J'ai tout effacé ici. Avant. Comme ça. Coup de pied dans le sable. Plus de dates, pas d'archives, aucun commentaire. Une brasse longue et silencieuse, qui délie. Je ne sais pas si c'est un virage, mais j'aime que le mot sonne avec rivage et courage.
Mes cheveux repoussent. Je les arrange à peine car, mes mains si froides et mes doigts bleus qui effleurent ma nuque, ça ne vaut pas le coup.
Je me souviens d'un soir où en arrivant au pub après le travail, W. avait pris mes mains entre les siennes pour les réchauffer, c'était doux, personne n'avait jamais fait ça pour moi. Personne ne l'a plus jamais fait, et ça me manque un peu. C'est comme m'endormir dans un canapé, me réveiller couverte et mon livre bien posé. Il y a la mémoire du corps. Les tendresses qui ne se disent pas mais se vivent fort, jusqu'aux bouts des doigts qui dansent entre deux paumes.

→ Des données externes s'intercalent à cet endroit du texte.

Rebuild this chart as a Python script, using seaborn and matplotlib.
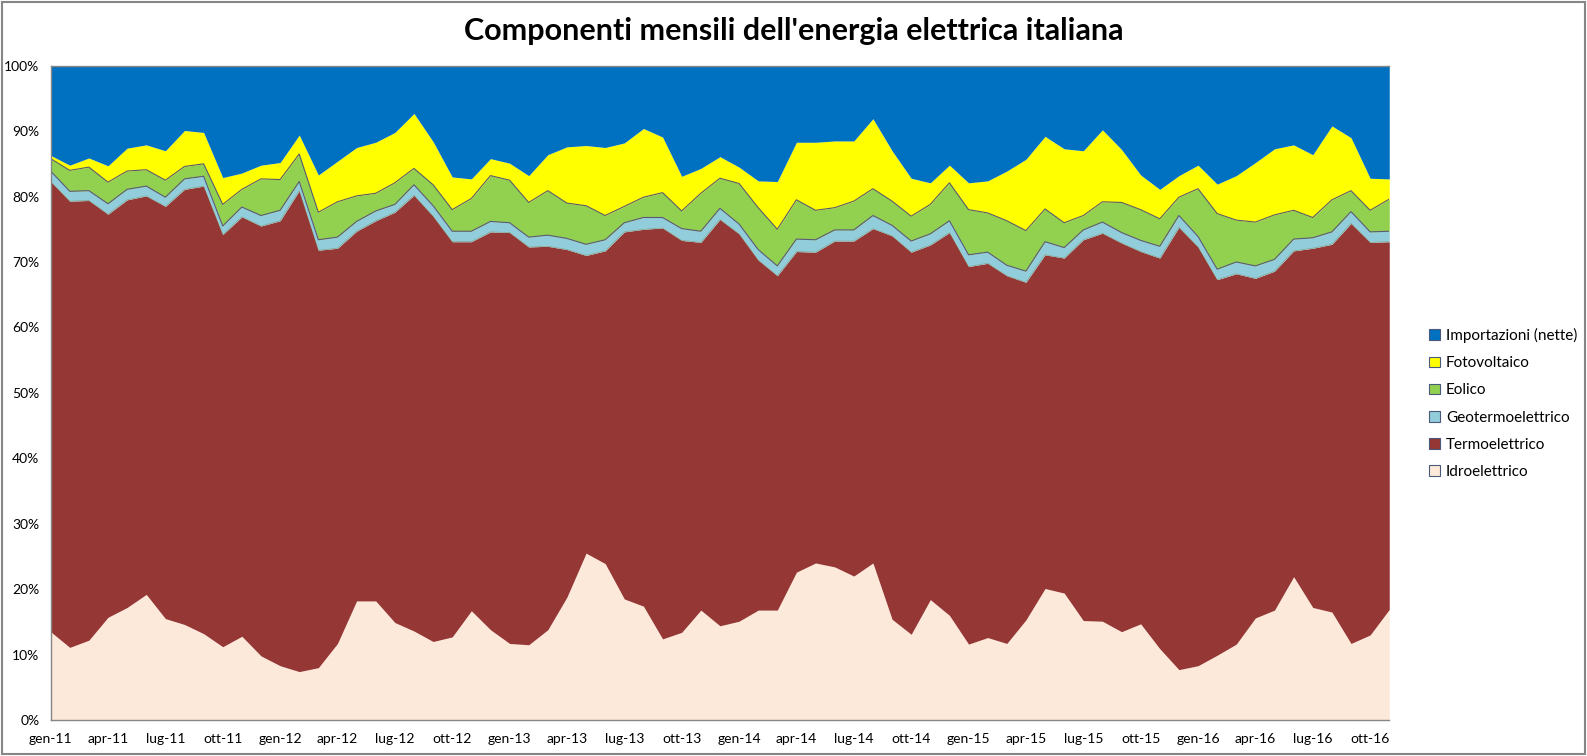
import numpy as np
import pandas as pd
import matplotlib
matplotlib.use("Agg")
import matplotlib.pyplot as plt
from matplotlib.patches import Rectangle
import seaborn as sns

# --- Data: upper edge of each layer (cumulative %), gen-11 .. nov-16 ---
mesi = ['gen', 'feb', 'mar', 'apr', 'mag', 'giu', 'lug', 'ago', 'set', 'ott', 'nov', 'dic']
categories = [f"{m}-{a}" for a in range(11, 17) for m in mesi][:71]

idro_top = [13.5, 11.1, 12.2, 15.7, 17.2, 19.2, 15.5, 14.6, 13.2, 11.2, 12.8, 9.8,
            8.3, 7.4, 8.0, 11.7, 18.2, 18.2, 14.9, 13.6, 12.0, 12.7, 16.7, 13.8,
            11.7, 11.5, 13.8, 18.8, 25.5, 23.9, 18.5, 17.4, 12.4, 13.4, 16.8, 14.4,
            15.1, 16.8, 16.8, 22.6, 24.0, 23.4, 22.0, 24.0, 15.4, 13.1, 18.4, 16.0,
            11.6, 12.6, 11.7, 15.3, 20.1, 19.4, 15.2, 15.1, 13.5, 14.7, 10.9, 7.7,
            8.3, 9.9, 11.6, 15.6, 16.8, 21.9, 17.2, 16.5, 11.7, 13.0, 16.9]
termo_top = [82.3, 79.3, 79.4, 77.3, 79.5, 80.1, 78.5, 81.1, 81.6, 74.2, 76.9, 75.5,
             76.3, 80.9, 71.8, 72.1, 74.7, 76.3, 77.6, 80.2, 77.0, 73.1, 73.1, 74.6,
             74.5, 72.3, 72.4, 71.9, 71.0, 71.7, 74.6, 75.0, 75.2, 73.3, 73.0, 76.5,
             74.3, 70.3, 67.9, 71.6, 71.5, 73.2, 73.2, 75.1, 74.0, 71.5, 72.6, 74.5,
             69.3, 69.8, 67.9, 66.9, 71.1, 70.6, 73.4, 74.4, 72.9, 71.6, 70.6, 75.3,
             72.3, 67.3, 68.2, 67.5, 68.6, 71.7, 72.1, 72.7, 75.9, 73.0, 73.1]
geo_top = [83.9, 80.8, 80.9, 78.9, 81.1, 81.6, 79.9, 82.7, 83.1, 75.5, 78.4, 77.1,
           77.9, 82.3, 73.4, 73.8, 76.2, 77.8, 78.8, 81.8, 78.6, 74.7, 74.7, 76.2,
           76.0, 73.8, 74.1, 73.6, 72.7, 73.4, 76.0, 76.8, 76.8, 75.1, 74.7, 78.2,
           75.8, 71.9, 69.4, 73.5, 73.4, 74.9, 74.9, 77.1, 75.6, 73.2, 74.3, 76.3,
           71.1, 71.5, 69.5, 68.6, 73.1, 72.2, 74.9, 76.1, 74.5, 73.3, 72.4, 77.1,
           73.9, 68.9, 70.0, 69.4, 70.4, 73.5, 73.7, 74.6, 77.7, 74.6, 74.7]
eol_top = [85.8, 84.0, 84.5, 82.2, 83.9, 84.1, 82.5, 84.6, 85.0, 78.8, 81.1, 82.7,
           82.6, 86.5, 77.6, 79.2, 80.1, 80.5, 82.1, 84.3, 81.8, 78.0, 79.7, 83.2,
           82.5, 79.1, 80.9, 79.0, 78.6, 77.1, 78.5, 79.9, 80.6, 77.8, 80.5, 82.8,
           82.0, 78.3, 75.0, 79.5, 77.9, 78.3, 79.3, 81.2, 79.3, 77.0, 78.8, 82.1,
           78.0, 77.5, 76.3, 74.8, 78.1, 76.0, 77.1, 79.2, 79.1, 78.0, 76.6, 79.9,
           81.2, 77.4, 76.4, 76.1, 77.2, 77.9, 76.8, 79.5, 80.9, 77.9, 79.6]
foto_top = [86.3, 84.8, 85.9, 84.7, 87.4, 87.9, 87.0, 90.1, 89.8, 82.9, 83.6, 84.8,
            85.2, 89.4, 83.3, 85.4, 87.5, 88.3, 89.8, 92.7, 88.4, 83.0, 82.7, 85.8,
            85.1, 83.2, 86.4, 87.6, 87.8, 87.5, 88.2, 90.4, 89.1, 83.1, 84.3, 86.1,
            84.5, 82.4, 82.3, 88.3, 88.3, 88.5, 88.5, 91.9, 87.0, 82.8, 82.1, 84.8,
            82.1, 82.4, 83.9, 85.7, 89.2, 87.3, 87.0, 90.2, 87.2, 83.3, 81.1, 83.2,
            84.8, 81.9, 83.2, 85.2, 87.3, 87.9, 86.4, 90.8, 89.0, 82.8, 82.7]

series = ['Idroelettrico', 'Termoelettrico', 'Geotermoelettrico',
          'Eolico', 'Fotovoltaico', 'Importazioni (nette)']
colors = ['#FDE9D9', '#953735', '#92CDDC', '#92D050', '#FFFF00', '#0070C0']

# shares of each component from the cumulative edges
levels = np.vstack([np.zeros(len(categories)), idro_top, termo_top, geo_top,
                    eol_top, foto_top, np.full(len(categories), 100.0)])
df = pd.DataFrame(np.diff(levels, axis=0).T, columns=series)
df['x'] = np.arange(len(categories))

sns.set_theme(style="white")
plt.rcParams['font.family'] = ['Lato', 'DejaVu Sans']
plt.rcParams['text.color'] = 'black'

fig = plt.figure(figsize=(15.87, 7.56), dpi=100)
ax = fig.add_axes([0.0319, 0.0476, 0.8435, 0.8655])

ax.stackplot(df['x'], [df[s] for s in series], colors=colors, linewidth=0)

# thin borders on top of geotermo and eolico layers
edges = pd.DataFrame({'x': df['x'], 'geo': geo_top, 'eol': eol_top, 'termo': termo_top})
sns.lineplot(data=edges, x='x', y='geo', ax=ax, color='#5A5A78', lw=0.8, legend=False)
sns.lineplot(data=edges, x='x', y='eol', ax=ax, color='#5A5A6A', lw=0.8, legend=False)
sns.lineplot(data=edges, x='x', y='termo', ax=ax, color='#7A8A5A', lw=0.5, alpha=0.6,
             legend=False)

ax.set_xlim(0, len(categories) - 1)
ax.set_ylim(0, 100)
ax.set_xticks(np.arange(0, len(categories), 3))
ax.set_xticklabels(categories[::3])
ax.set_yticks(np.arange(0, 101, 10))
ax.set_yticklabels([f"{v}%" for v in range(0, 101, 10)])
ax.tick_params(axis='both', length=0, labelsize=10, colors='black')
ax.tick_params(axis='x', pad=9)
ax.tick_params(axis='y', pad=8)
ax.set_xlabel('')
ax.set_ylabel('')
for side in ['left', 'bottom', 'top']:
    ax.spines[side].set_color('#868686')
    ax.spines[side].set_linewidth(1.0)
ax.spines['right'].set_visible(False)
if ax.get_legend() is not None:
    ax.get_legend().remove()

handles = [Rectangle((0, 0), 1, 1, facecolor=c, edgecolor='#4A5A7A', lw=0.8) for c in colors]
leg = fig.legend(handles[::-1], series[::-1], loc='upper left',
                 bbox_to_anchor=(1423 / 1587, 1 - 322 / 756), frameon=False,
                 fontsize=11, handlelength=0.7, handleheight=0.7,
                 handletextpad=0.4, labelspacing=0.86, borderaxespad=0,
                 labelcolor='black')

fig.suptitle("Componenti mensili dell'energia elettrica italiana",
             x=0.5, y=1 - 31 / 756, va='center', fontsize=22, fontweight='bold',
             color='black')

fig.patches.append(Rectangle((0.0015, 0.003), 0.997, 0.994, transform=fig.transFigure,
                             fill=False, edgecolor='#868686', lw=1.5))

fig.savefig('out.png', dpi=100)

Jour de repos, froid du matin et chat drôle.
Je mange de la soupe midi et soir, me rattrape, me fais de la douceur sur des petites îles. Une heure de puzzle, dix minutes de dessin, une sieste. Je n'ai pas dit, bientôt mon anniversaire, vis comme ça dans l'hiver qui s'effleure. 
J'aimerais qu'on ne parle pas, qu'on s'enlace et délasse juste, dans un corps à cœur cousu de laine. Je crois que j'aimerais tout résumer et dessiner en une étreinte, et ce serait merveilleux, entendre je t'aime sans une seule lettre, lèvres chaudes sur l'oreille. Un baiser y tomberait et ferait pousser un bouquet de forget-me-not. Je sais me retenir sur les rochers mais j'aimerais sur mon front un peu froissé le panse-temps d'un bisou magique.

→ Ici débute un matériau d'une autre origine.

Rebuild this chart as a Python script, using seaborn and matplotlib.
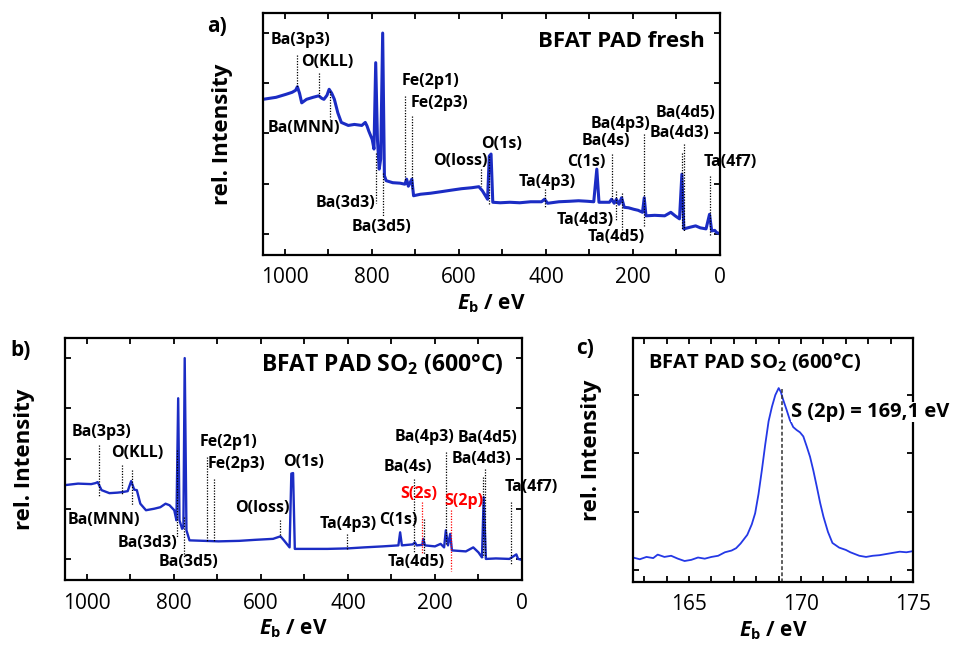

Lire au parc avec du thé, ciel bleu et des pies qui font du petit bazar
J'ai ri en redécouvrant un dessin de mon amie A. Assise avec son fils, elle lui montre dans un livre la Terre :
"Tu vois, c'est là qu'on habite.
- Pfff, n'importe quoi, on habite à côté de l'église nous !"
J'ai emmené ce rire manger de la soupe dans mon midi mal fichu, chaque hémisphère de ma petite personne pas si petite connaissant une douleur. Poignet droit, cheville gauche, genou droit, vague migraine, dos tendu, rien de terrassant mais rien de bien marrant, si ce n'est que certains bobos s'expliquent par mes heures de puzzle sur le sol froid du petit salon. Alors le rire plonge le nez dans son bol de soupe, et regarde les bureaux pliables sur internet.

• Commencer un nouveau puzzle, découvrir un auteur et guetter la neige
2023, je piège des arbres et dîne chaque soir en pyjama : bienvenue à la maison de retraite des madeleines radicalisées.
J'ai fait un petit soir très petit doux, tasse de thé vite en rentrant du travail, pour ranimer mes fossettes. J'ai encore mangé de la soupe, encore fait du puzzle, encore joué avec le chat, encore aimé être seule et dentellée de petits trésors qu'à moi. L'année est trop difficile pour museler mes élans : je me love sous la nuit, fais silence et monde intime bien lointain.

• Mots qui font tout, chat mignon dans la rue et bricolages de Noël
J'ai fait un rêve avec : des CRS, le budget de l'État et les sous-sols de la DGSI. Ça m'a fait une petite nuit, puis une grosse journée. Mais j'avais de la place dedans pour boire plein de café et de thé, imaginer mes prochaines solitudes et faire des féeries sur les flocons. Mon amie C. m'a envoyé des petits puzzles, je les guette déjà. Je fais de l'ornithologie avec le chat, cherche une histoire dans les nuages.